It’s somewhat ironic that after a lifetime of cracking jokes at the expense of the Irish, we all one day arrive on the shores of the Emerald Isle, only to discover the joke’s been on us the whole time. We were driving north through the Republic towards the border with Northern Ireland when this writer suddenly pondered his expired UK visa.

Do you think I’ll encounter any trouble crossing into the United Kingdom?” I asked our guide Hazel.

“Hmmm,” she pondered. “I’ll call the boss, it’s better to be safe than sorry.”

What I didn’t know was that the border between the two countries had long been demilitarised and as I crouched under the weight of 15 winter jackets, our Irish guide and an entire bus load of passengers looked down at this unseasoned traveller and waited patiently for the penny to drop.”

Yessirree. These folk may be the butt of jokes the world over, but get to know the locals here and you’ll discover the irony of it all. The Irish are generally funnier than we ever could be – they share a unique wit and humour and they’re not afraid to take the piss out of themselves or you. The sooner you get it, the more refreshing your Irish experience will be.

The defining feature of Irish humour is that there is nothing so serious that ultimately cannot be ridiculed,” Hazel told me. “It is highly self-deprecating, indiscriminate and entrenched in irony.

“From my perspective I think very few people would even consider the impact of our humour on visitors, it’s just such a part of us. But it adds a sense that we are a warm hospitable nation, which fosters a perfect environment in which to holiday.”

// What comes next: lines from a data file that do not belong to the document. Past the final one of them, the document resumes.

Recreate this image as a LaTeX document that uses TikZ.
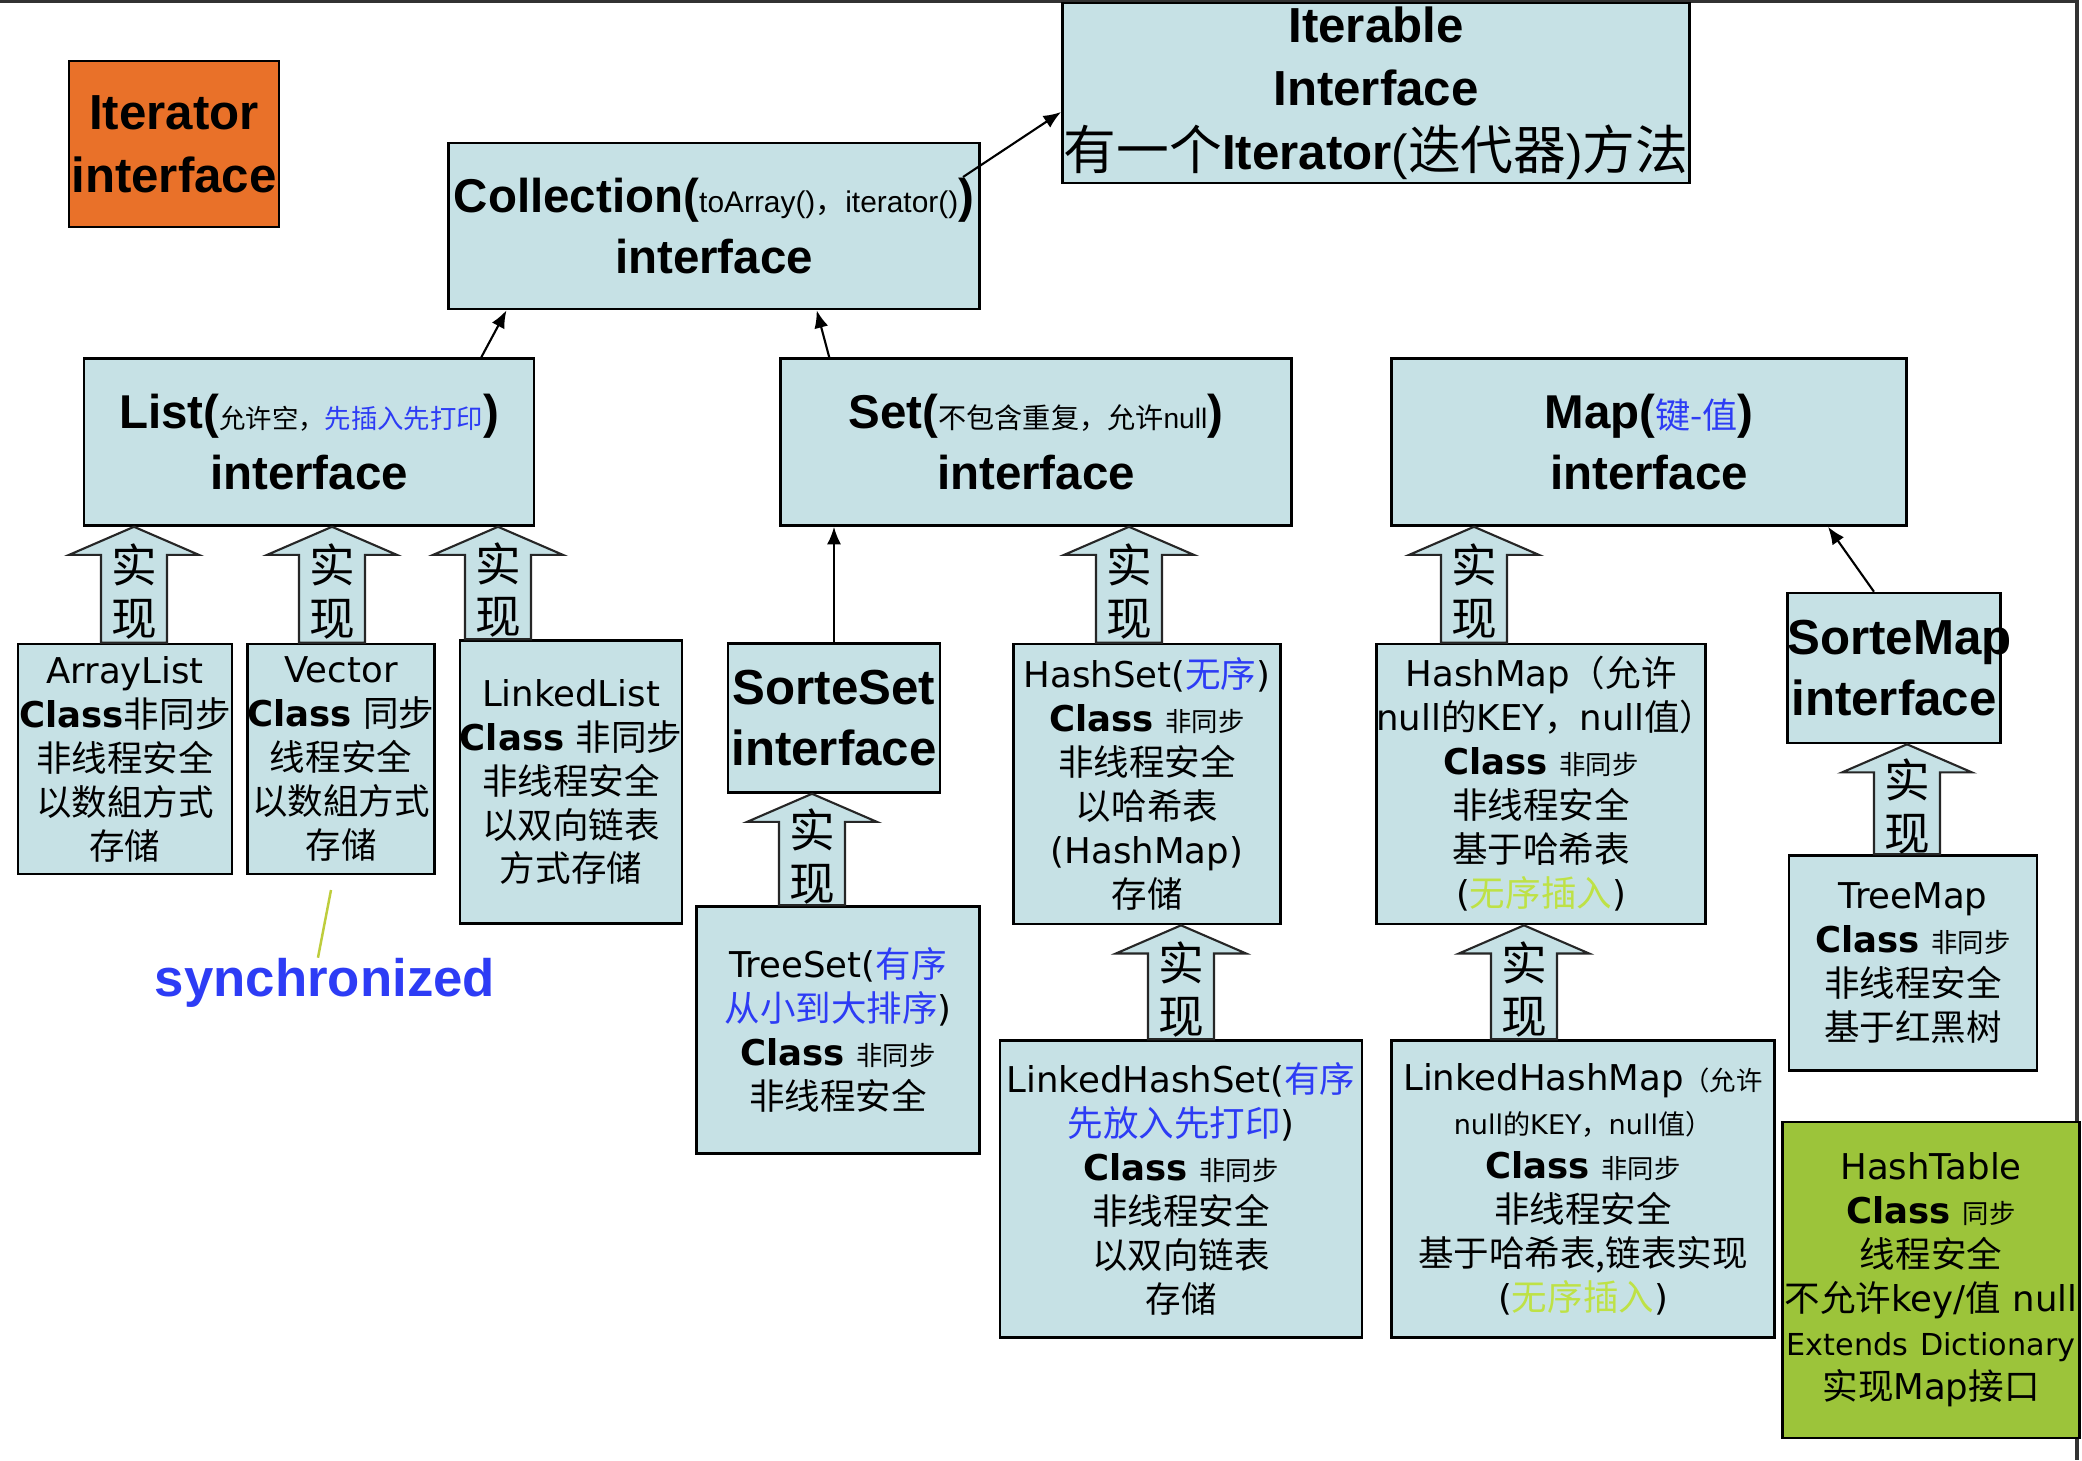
\documentclass[tikz,border=0pt]{standalone}
\usepackage{fontspec}
\setmainfont{Liberation Sans}
\newfontfamily\cjk{Noto Sans CJK SC}
\newfontfamily\verd{DejaVu Sans}
\usetikzlibrary{arrows.meta,calc}

\definecolor{boxblue}{RGB}{198,225,229}
\definecolor{iterorange}{RGB}{233,113,41}
\definecolor{tablegreen}{RGB}{156,196,58}
\definecolor{noteblue}{RGB}{45,60,245}
\definecolor{notegreen}{RGB}{190,225,70}
\definecolor{syncgreen}{RGB}{190,205,60}
\definecolor{framegray}{RGB}{50,50,50}

\newcommand{\zh}[1]{{\cjk\mdseries #1}}
\newcommand{\bluezh}[1]{{\cjk\mdseries\color{noteblue}#1}}
\newcommand{\greenzh}[1]{{\cjk\mdseries\color{notegreen}#1}}
\newcommand{\smallzh}[1]{{\cjk\mdseries\fontsize{7.5}{9}\selectfont #1}}
\newcommand{\bigzh}[1]{{\cjk\mdseries\fontsize{15}{18}\selectfont #1}}
\newcommand{\clsword}{{\bfseries Class}}

\tikzset{
  iface/.style={draw=black, line width=0.7pt, fill=boxblue, align=center, inner sep=0pt,
    font=\bfseries\fontsize{13.5}{17.6}\selectfont},
  cls/.style={draw=black, line width=0.7pt, fill=boxblue, align=center, inner sep=0pt,
    font=\verd\fontsize{10.1}{12.5}\selectfont},
  implarrow/.style={draw=black!85, line width=0.6pt, fill=boxblue},
  impltext/.style={align=center, inner sep=0pt, font=\cjk\fontsize{13}{15}\selectfont},
  link/.style={-{Latex[length=5pt,width=4pt]}, line width=0.6pt},
}

% block arrow: name, x (px), lower node, upper node
\newcommand{\impl}[4]{%
  \path[implarrow] let \p1=(#3.north), \p2=(#4.south) in
    ({(#2-33)*0.01cm},\y1) -- ({(#2-33)*0.01cm},\y2-8pt) -- ({(#2-65)*0.01cm},\y2-8pt)
    -- ({#2*0.01cm},\y2) -- ({(#2+65)*0.01cm},\y2-8pt) -- ({(#2+33)*0.01cm},\y2-8pt)
    -- ({(#2+33)*0.01cm},\y1) -- cycle
    ({#2*0.01cm},{0.5*\y1+0.5*\y2-2pt}) node[impltext] (#1) {实\\现};
}

\begin{document}
\begin{tikzpicture}[x=0.01cm,y=-0.01cm]
\fill[white] (0,0) rectangle (2082,1460);
\useasboundingbox (0,0) rectangle (2082,1460);
\draw[framegray, line width=1.2pt] (0,1) -- (2077,1) -- (2077,1460);

\node[iface, fill=iterorange, minimum width=2.10cm, minimum height=1.66cm,
  font=\bfseries\fontsize{14}{18}\selectfont] (Iterator) at (174,144) {Iterator\\interface};
\node[iface, minimum width=6.27cm, minimum height=1.80cm,
  font=\bfseries\fontsize{14}{18}\selectfont] (Iterable) at (1376,93)
  {Iterable\\Interface\\\bigzh{有一个}Iterator{\mdseries(}\bigzh{迭代器}{\mdseries)}\bigzh{方法}};
\node[iface, minimum width=5.31cm, minimum height=1.66cm] (Collection) at (714,226)
  {Collection({\mdseries\fontsize{8.5}{10}\selectfont toArray()\zh{，}iterator()})\\interface};

\node[iface, minimum width=4.50cm, minimum height=1.67cm] (List) at (309,442)
  {List(\smallzh{允许空，}{\color{noteblue}\smallzh{先插入先打印}})\\interface};
\node[iface, minimum width=5.11cm, minimum height=1.67cm] (Set) at (1036,442)
  {Set({\mdseries\fontsize{8}{10}\selectfont\zh{不包含重复，允许}null})\\interface};
\node[iface, minimum width=5.15cm, minimum height=1.67cm] (Map) at (1649,442)
  {Map({\fontsize{10}{12}\selectfont\bluezh{键-值}})\\interface};

\node[iface, minimum width=2.12cm, minimum height=1.49cm,
  font=\bfseries\fontsize{14}{17.4}\selectfont] (SorteSet) at (834,718) {SorteSet\\interface};
\node[iface, text width=2.13cm, minimum height=1.50cm,
  font=\bfseries\fontsize{14}{17.4}\selectfont] (SorteMap) at (1894,668) {SorteMap\\interface};

\node[cls, minimum width=2.14cm, minimum height=2.30cm] (ArrayList) at (125,759)
  {ArrayList\\\clsword\zh{非同步}\\\zh{非线程安全}\\\zh{以数組方式}\\\zh{存储}};
\node[cls, minimum width=1.82cm, minimum height=2.30cm] (Vector) at (341,759)
  {Vector\\\clsword\ \zh{同步}\\\zh{线程安全}\\\zh{以数組方式}\\\zh{存储}};
\node[cls, minimum width=2.19cm, minimum height=2.83cm] (LinkedList) at (571,782)
  {LinkedList\\\clsword\ \zh{非同步}\\\zh{非线程安全}\\\zh{以双向链表}\\\zh{方式存储}};
\node[cls, minimum width=2.83cm, minimum height=2.47cm] (TreeSet) at (838,1030)
  {TreeSet(\bluezh{有序}\\\bluezh{从小到大排序})\\\clsword\ \smallzh{非同步}\\\zh{非线程安全}};
\node[cls, minimum width=2.67cm, minimum height=2.80cm] (HashSet) at (1147,784)
  {HashSet(\bluezh{无序})\\\clsword\ \smallzh{非同步}\\\zh{非线程安全}\\\zh{以哈希表}\\(HashMap)\\\zh{存储}};
\node[cls, minimum width=3.62cm, minimum height=2.97cm] (LinkedHashSet) at (1181,1189)
  {LinkedHashSet(\bluezh{有序}\\\bluezh{先放入先打印})\\\clsword\ \smallzh{非同步}\\\zh{非线程安全}\\\zh{以双向链表}\\\zh{存储}};
\node[cls, text width=3.29cm, minimum height=2.80cm] (HashMap) at (1541,784)
  {HashMap\zh{（允许}\\null\zh{的}KEY\zh{，}null\zh{值）}\\\clsword\ \smallzh{非同步}\\\zh{非线程安全}\\\zh{基于哈希表}\\(\greenzh{无序插入})};
\node[cls, minimum width=3.83cm, minimum height=2.97cm] (LinkedHashMap) at (1583,1189)
  {LinkedHashMap\smallzh{（允许}\\{\fontsize{7.7}{9}\selectfont null\zh{的}KEY\zh{，}null\zh{值）}}\\\clsword\ \smallzh{非同步}\\\zh{非线程安全}\\\zh{基于哈希表,链表实现}\\(\greenzh{无序插入})};
\node[cls, minimum width=2.48cm, minimum height=2.15cm] (TreeMap) at (1913,963)
  {TreeMap\\\clsword\ \smallzh{非同步}\\\zh{非线程安全}\\\zh{基于红黑树}};
\node[cls, fill=tablegreen, text width=2.97cm, minimum height=3.16cm] (HashTable) at (1931,1280)
  {HashTable\\\clsword\ \smallzh{同步}\\\zh{线程安全}\\\zh{不允许}key/\zh{值} null\\{\fontsize{8.6}{12.5}\selectfont Extends Dictionary}\\\zh{实现}Map\zh{接口}};

\node[inner sep=0pt, text=noteblue, font=\bfseries\fontsize{15}{18}\selectfont] (sync) at (325,983) {synchronized};
\coordinate (synctop) at (331,890);
\draw[syncgreen, line width=0.7pt] (synctop) -- ([xshift=-2pt]sync.north);

\impl{implA}{134}{ArrayList}{List}
\impl{implV}{332}{Vector}{List}
\impl{implL}{498}{LinkedList}{List}
\impl{implTS}{812}{TreeSet}{SorteSet}
\impl{implHS}{1129}{HashSet}{Set}
\impl{implLHS}{1181}{LinkedHashSet}{HashSet}
\impl{implHM}{1474}{HashMap}{Map}
\impl{implLHM}{1524}{LinkedHashMap}{HashMap}
\impl{implTM}{1907}{TreeMap}{SorteMap}

\coordinate (colltop) at (963,177);
\draw[link] (colltop) -- ([yshift=-5.4pt]Iterable.west);
\draw[link] ([xshift=49pt]List.north) -- ([xshift=-59pt]Collection.south);
\draw[link] ([xshift=-58.8pt]Set.north) -- ([xshift=29.2pt]Collection.south);
\draw[link] (SorteSet.north) -- (SorteSet.north |- Set.south);
\draw[link] ([xshift=-5.7pt]SorteMap.north) -- ([xshift=50.9pt]Map.south);
\end{tikzpicture}
\end{document}
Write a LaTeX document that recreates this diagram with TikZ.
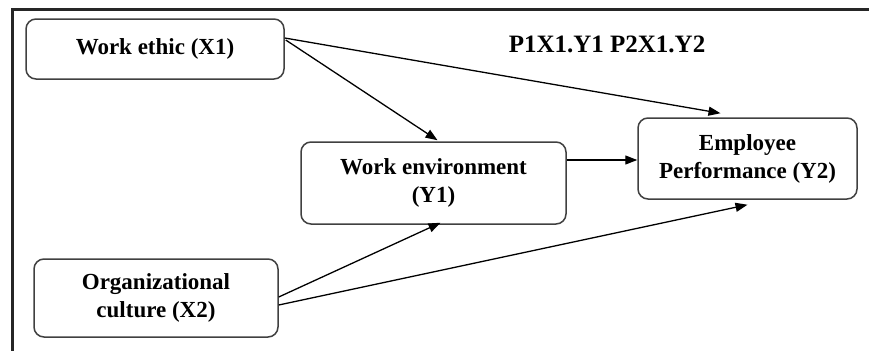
\documentclass[tikz,border=0pt]{standalone}
\usepackage{fontspec}
\setmainfont{Liberation Serif}
\usetikzlibrary{arrows.meta,calc}
\begin{document}
\begin{tikzpicture}[x=1pt,y=-1pt,
  box/.style={draw=black!75,line width=1.5pt,rounded corners=10pt,align=center,
    font=\fontsize{23}{28}\selectfont\bfseries,inner sep=0pt},
  conn/.style={line width=1.3pt,-{Triangle[length=12pt,width=9pt]}}]
\useasboundingbox (0,0) rectangle (869,351);
\draw[line width=3pt,black!85] (869,9) -- (12.5,9) -- (12.5,351);
\node[box,minimum width=258pt,minimum height=60pt] (we) at (155,49) {Work ethic (X1)};
\node[box,minimum width=265pt,minimum height=82pt] (env) at (433.5,183) {Work environment\\(Y1)};
\node[box,minimum width=219pt,minimum height=81pt] (y2) at (747.5,158.5) {Employee\\Performance (Y2)};
\node[box,minimum width=244pt,minimum height=78pt] (org) at (156,298) {Organizational\\culture (X2)};
\node[font=\fontsize{25}{30}\selectfont\bfseries] (lab) at (607,44) {P1X1.Y1 P2X1.Y2};
\draw[conn] ($(we.east)+(0,-11)$) -- ($(y2.north)+(-27,-4)$);
\draw[conn] ($(we.east)+(1,-9)$) -- ($(env.north)+(4,-1)$);
\draw[conn] ($(env.east)+(0,-23)$) -- ($(y2.west)+(0,1.5)$);
\draw[conn] ($(org.east)+(0,-1)$) -- ($(env.south)+(7,-2)$);
\draw[conn] ($(org.east)+(0,7)$) -- ($(y2.south)+(0,5)$);
\end{tikzpicture}
\end{document}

If comedy comes naturally to these folk, it probably goes without saying that the festivals held here are among the best in the world. From the traditional to the downright quirky, the Irish certainly know how to put on a good show.

For standup enthusiasts, the most popular event on the Irish calendar happens in Kilkenny in June. The Murphy’s Cat Laughs Festival is renowned for its relaxed shows – probably because there are no awards or major prizes on offer. Participants compete for audience applause and nothing more. Following in its success, Dublin now hosts Bulmers International Comedy Festival. While relatively new in comparison, the September event retains a healthy serve of home-grown humour while still attracting comedians from all over the world.

For yet more laughs in October, the highlight of Northern Ireland’s entertainment calendar has to be the Belfast Festival. While it encompasses entertainment on all levels, it’s also a one-stop shop for live shows, standup and street performances.

But if you’d prefer laughing at somebody else’s expense, and wouldn’t mind notching up your Irish flag at the same time, check out County Clare in August. The Lisdoonvarna Matchmaking Festival has become the largest event of its kind and attracts singles, however desperate, from across the nation. Kicking off in September, the occasion sees folk gather together to sing, dance and generally get it on. Very classy.

But the diversity of Ireland’s festival circuit extends much further than comedy and quirk. For years Irish entertainers have celebrated their nation on the world stage. In the ’90s it was Sinead O’Connor who entertained and offended in equal measure. The Corr sisters redefined Irish beauty in the new millennium and U2 remain one of the greatest bands of its generation. It seems only fair then, that Ireland should host a number of traditional and contemporary live music events.

The freshest among them starts just outside Dublin in July. The Oxegen Music Festival is rapidly proving Ireland’s answer to Glastonbury or Australia’s Big Day Out with big name artists like The Foo Fighters and The Prodigy already confirmed for this year’s event.

But for more traditional music tastes, it would be hard to top the Fleadh Ceol na hEireann. It’s an annual gathering of traditional Irish musicians held in August each year. This year Letterkenny in far north County Donegal will play host to the event, expected to attract more than 200,000 visitors.

And at about the same time, but at the other end of the country, The Rose of Tralee International Festival will be held in Kerry. It’s a vast helping of native music and humour and at the very least is worth patronising to watch all the glamour and fake sincerity of Miss World wannabes vying to be crowned Tralee’s rose.

The event actually attracts models from all over the world every year. But the final word in festivals goes to, well, pretty much any pub in the country on St Patrick’s Day. It’s in places like Doolin, a mid-west village a stone’s throw from the Cliffs of Moher and barely large enough for its two pubs, where the proprietors of both will serve up a Guinness and a stew for less than a tenner and then a band will kick onto the wee small hours with unplugged renditions of Danny Boy. It’s an Irish experience you’d be hard-pressed to top.

In fact, no matter which pub or village festival you find yourself in for St Paddy’s, from the idyllic pub-crawled streets of Killarney to the larger St Pat’s Day offerings in Dublin, you’ll still likely encounter Ireland’s larger-than-life characters, their far-flung tales and dry-witted humour. It is one of the enduring aspects of a trip to this country at any time of the year.”